Nine holes of Pinehurst area thoughts: Hole 4 – Golf club headcovers are a myth.

This is the fourth in a series, a back nine of thoughts cultivated from a recent fall golf trip to the Pinehurst and Southern Pines areas of North Carolina. What started as bullet points grew into substantial realizations. I hope you enjoy reading them.

This was just too busy, too much clutter to carry or push.

Headcovers are a myth. A grift. A pure canard. The byproduct of herd mentality cross pollinated by the one of the most successful, irrelevant marketing initiatives of all time. We don’t need them, and I’m mostly done with them.

To minimize the steerage space occupied by my golf clubs, bags, and shoes for the drives to Pinehurst, and Hilton Head Island a week later, I removed all of my head covers. I left them at home for the first time…ever.

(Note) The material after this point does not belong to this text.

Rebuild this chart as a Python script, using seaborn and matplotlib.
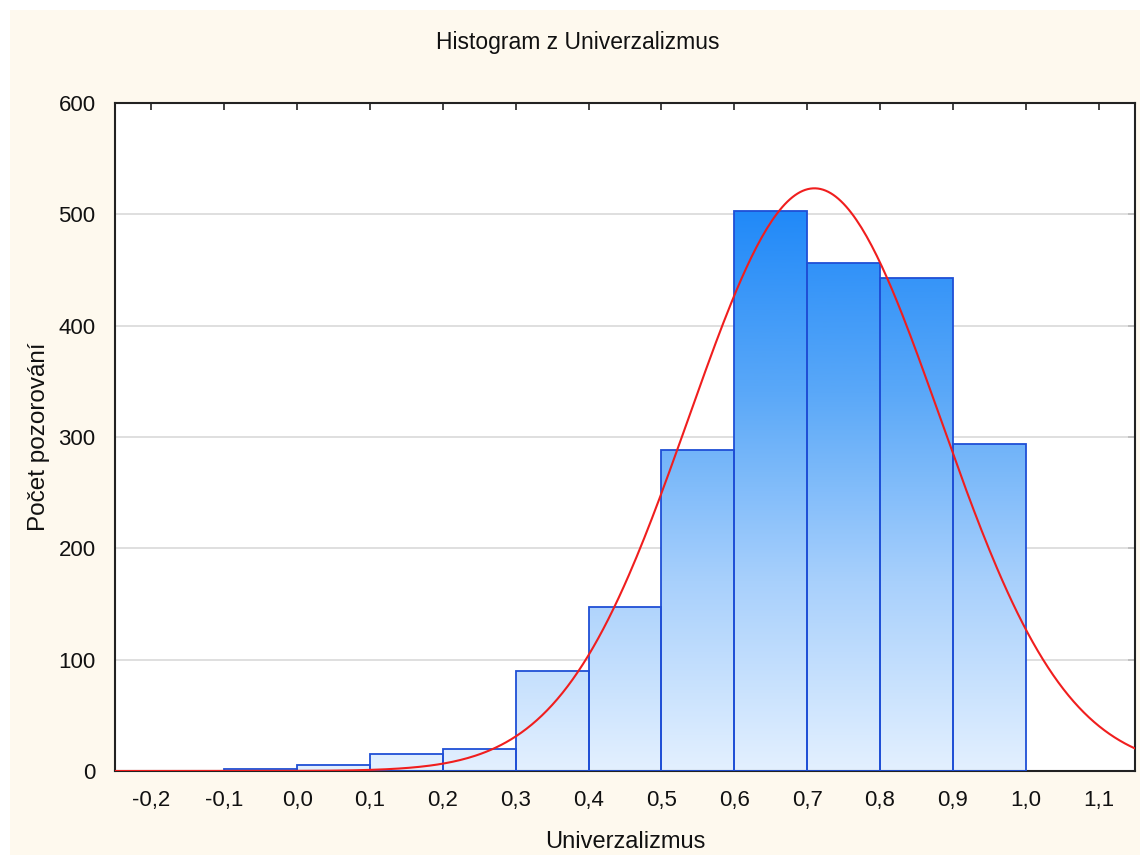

They may end up staying home forever.

That I was even hesitant to remove the covers from my driver, five-wood, hybrid, and putter says all you need to know about how deeply ingrained the concept that our golf clubs must be “protected” at all times. As if the titanium heads on my clubs are strong enough to mash a ball at 100 mile per hour, but the incidental knocking around in my golf bag on a walk would render them hideously scarred or functionally obsolete, or both.

From here on out, this is the look. A five-wood cover, to keep the peace between it and the driver, is all I need.

It was liberating, not having to undress and re-dress my clubs every time I used them, especially the putter. I carried my clubs in Hilton Head, and the noise coming from my old Sun Mountain Four Five bag really wasn’t much different than when I did employ all of the head covers.

The time savings was very real, especially with the putter. I recently re-organized my bag to make putter ingress-egress more efficient (and to stop fraying the edges of my midsize P2P grip), and I love this as the next logical progression. I set my driver in the top row, middle slot, with the wood to its left and hybrid to its right. After a little further walk-and-carry experimentation, I’ve discovered that I can achieve optimal noise cancellation by simply putting my 5-wood cover on, and leaving the rest of the clubs naked.

I’m sure if I really worked at it, I could position one of my giant golf towels around the heads and necks of my woods in some configuration that would render my bag practically silent, but I like the cold efficiency of a single fairway wood cover doing all the work for me. For my putter, especially, a several seasons old Ping Anser 2, it was so nice to play a few rounds without having to take the cover off, decided where to leave it, then put it back on, it’s snug fit accentuated by the strong magnets that gripped the hosel. It’s the most used club in the bag, and it took me the longest to remove and return to the bag, an absurd, unnecessary process that I’d taken for granted for at least a decade.

None of this should be understood to mean that I didn’t like my head covers; I did. They were small little expressions of different silos of my style and interests. The University of Kentucky putter cover put everyone on notice that I was an irrational fan of college sports. The Kentucky Golf House hybrid cover demonstrated a show of support the men and women running our state professional and amateur golf governing bodies. And my Pine Needles poof-ball driver cover was a bit of a throwback, and reminded me of one of my favorite places in golf.

Yet none of that sentimental attachment warranted further use of the covers. My clubs are modern and practical, their function far exceeding their form in order of importance to me. If I played more antiquated clubs from another era that carried more artistic flair, protecting their beauty would surely justify a little extra time, care, and cloth to uphold their appearance and structural integrity. Today, however, saving a few ounces and a few minutes is worth my clubs having to suffer through the elements the same as my face does.

I liked these, they served me well, and I’ll hold onto them in case circumstances change. But I won’t miss the constant removing and putting back on one bit.

It makes me wonder how we golfers got suckered into the idea that we needed clubhead covers in the first place. There are plenty of photos of the greats of the early golf era with nary a single club covered. All the way through Hagen, when clubs’ hosels and shafts likely actually needed protection, they’re all naked. Yet, by the time of Hogan and Nelson and Snead, drivers and woods seem to be cozy and warm inside either knitted wool or fine leather headcovers.

It was the 1960’s before Amana Corporation realized the enormous marketing potential of having professional golfers wear their logo during competition, spawning the age of the apparel sponsorship.*** I wonder how long it took for club makers and marketers to put their heads together to come up with the branded headcover.

Makes no difference, as those days are now behind me. Of course, the real downside now to only having one small headcover in my bag is that from a distance, no one will know how big a fan I am of Pine Needles, Tobacco Road or the University of Kentucky Wildcats.  Guess I’ll just have to tell them about it the old fashioned way.

 

***For more on the history of hat and apparel sponsorships on the golf course, check out Connor Lewis’ lovely piece in McKellar Journal Number Five from the Summer 2021 edition.